Dinner hasn't been planned.
A sibling argument is escalating.
An email from school has just arrived.
Sarah feels overwhelmed.
Everything feels urgent.
Without clarity, she may jump rapidly between tasks.
She starts reading the email.
Then remembers dinner.
Then checks the report.
Then breaks up an argument.
Then worries about school.
Replies to the email, because she knows if she doesn't do it now -
It will get forgotten in the future to do list.
At the end of the hour, she feels somewhat completed, still busy but no calmer.
Now imagine Sarah pauses and asks:
What needs my attention right now?
The answer might be the sibling conflict happening in front of her.
Everything else remains important.
But it is not equally urgent.
By identifying one priority, Sarah can respond intentionally rather than reactively.
Once that situation settles, she can choose the next thing.
One step at a time.
The workload hasn't changed.
But the experience of carrying it has.
Reflection Questions
If everything feels urgent right now, consider:
What is actually happening in this moment?
What feels urgent but could reasonably wait?
What concern am I carrying that doesn't require an immediate decision?
Which task would create the most relief if completed first?
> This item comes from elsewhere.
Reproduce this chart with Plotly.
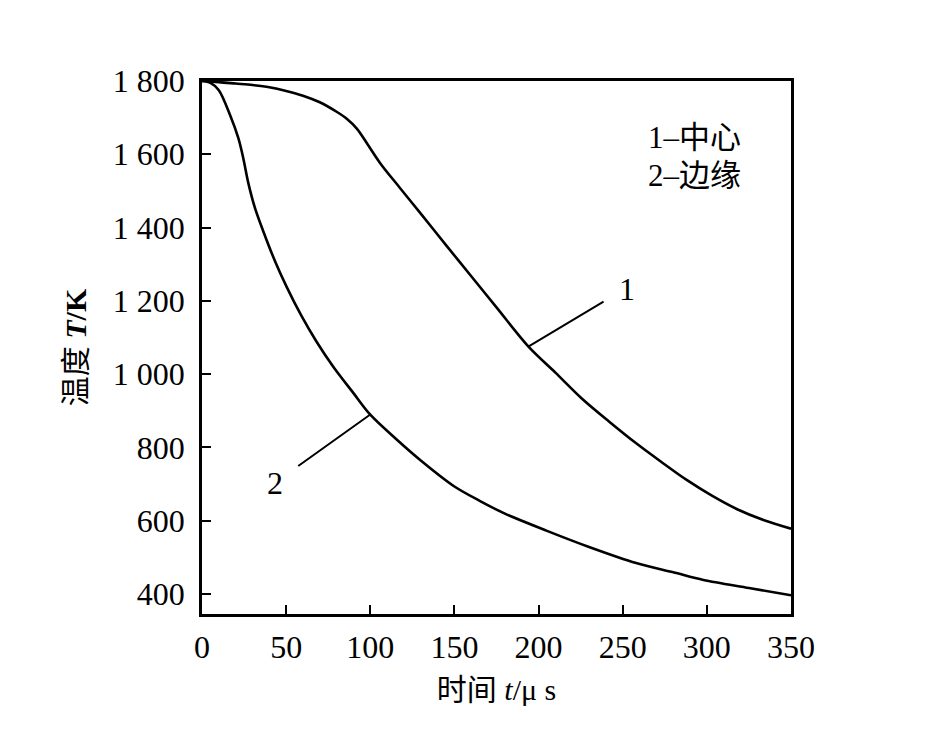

Am I responding to importance or reacting to pressure?
Can I prioritise one task to do this hour, and one to do in the following hour?
These questions can help create the separation needed for clearer thinking.
Summary
When everything feels urgent, it is easy to assume the solution is doing more.
Often, the more helpful solution is seeing more clearly.
Parents carry an enormous number of responsibilities, decisions, and concerns every day.
When all of those responsibilities compete for attention at the same time, overwhelm is a natural outcome.
The answer is not perfection.
The answer is clarity.
Not every problem needs solving today.
Not every task needs immediate action.
Not every concern requires a decision right now.
When we begin separating what truly needs attention from what simply feels urgent, we create space to think, respond, and parent with greater confidence.
Because clarity doesn't remove the load.
But it does make it far easier to carry.